'''
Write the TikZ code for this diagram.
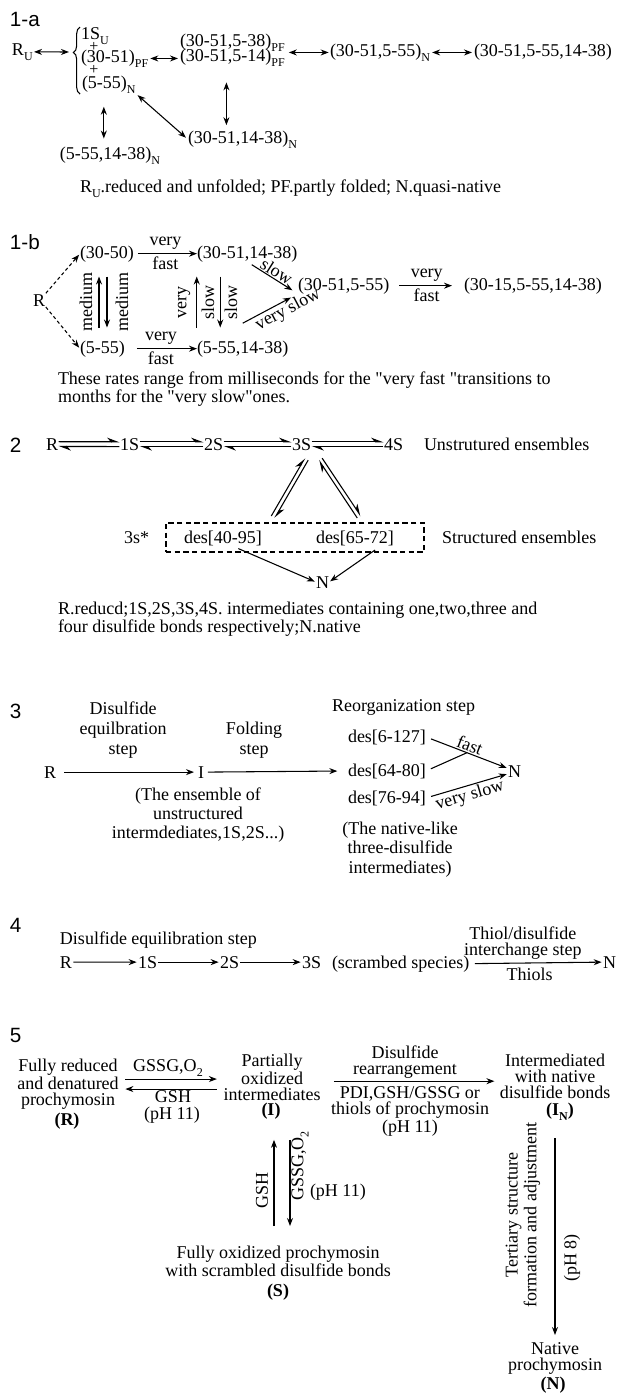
'''
'''
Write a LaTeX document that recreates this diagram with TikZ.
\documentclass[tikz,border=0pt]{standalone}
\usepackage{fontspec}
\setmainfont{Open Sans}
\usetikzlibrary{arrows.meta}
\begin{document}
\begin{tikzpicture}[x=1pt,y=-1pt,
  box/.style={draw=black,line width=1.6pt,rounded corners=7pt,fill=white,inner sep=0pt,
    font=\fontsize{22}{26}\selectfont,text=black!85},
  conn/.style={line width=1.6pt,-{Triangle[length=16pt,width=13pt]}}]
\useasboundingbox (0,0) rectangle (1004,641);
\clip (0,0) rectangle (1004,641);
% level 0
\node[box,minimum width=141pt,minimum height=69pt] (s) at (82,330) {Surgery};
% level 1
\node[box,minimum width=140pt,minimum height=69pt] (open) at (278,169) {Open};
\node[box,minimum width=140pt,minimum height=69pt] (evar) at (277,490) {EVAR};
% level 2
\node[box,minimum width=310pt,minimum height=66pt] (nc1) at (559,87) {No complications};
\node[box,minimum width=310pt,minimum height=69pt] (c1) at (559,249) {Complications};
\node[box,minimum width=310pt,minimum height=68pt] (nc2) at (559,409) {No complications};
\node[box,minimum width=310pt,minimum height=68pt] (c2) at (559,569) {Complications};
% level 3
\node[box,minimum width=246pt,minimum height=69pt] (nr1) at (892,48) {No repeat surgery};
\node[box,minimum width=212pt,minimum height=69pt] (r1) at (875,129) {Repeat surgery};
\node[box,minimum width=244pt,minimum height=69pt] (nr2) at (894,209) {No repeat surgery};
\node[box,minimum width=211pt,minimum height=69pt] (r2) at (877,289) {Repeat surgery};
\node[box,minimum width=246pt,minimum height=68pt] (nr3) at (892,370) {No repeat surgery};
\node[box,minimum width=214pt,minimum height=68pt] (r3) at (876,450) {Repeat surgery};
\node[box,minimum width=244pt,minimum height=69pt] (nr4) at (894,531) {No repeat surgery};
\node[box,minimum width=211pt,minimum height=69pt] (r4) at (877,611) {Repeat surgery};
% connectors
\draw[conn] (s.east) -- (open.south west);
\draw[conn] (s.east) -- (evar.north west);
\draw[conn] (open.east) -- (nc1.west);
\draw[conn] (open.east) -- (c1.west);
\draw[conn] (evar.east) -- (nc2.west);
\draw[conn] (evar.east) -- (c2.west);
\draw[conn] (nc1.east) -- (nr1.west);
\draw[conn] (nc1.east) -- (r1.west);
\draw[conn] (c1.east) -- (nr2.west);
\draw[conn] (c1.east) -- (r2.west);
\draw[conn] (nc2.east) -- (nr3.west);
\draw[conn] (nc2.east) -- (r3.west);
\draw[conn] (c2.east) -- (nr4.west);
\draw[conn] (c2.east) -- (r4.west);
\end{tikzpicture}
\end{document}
'''
# Problem
From the entries above, collect every line with the string "Write" in it.

# Solution to the exercise
Write the TikZ code for this diagram.
Write a LaTeX document that recreates this diagram with TikZ.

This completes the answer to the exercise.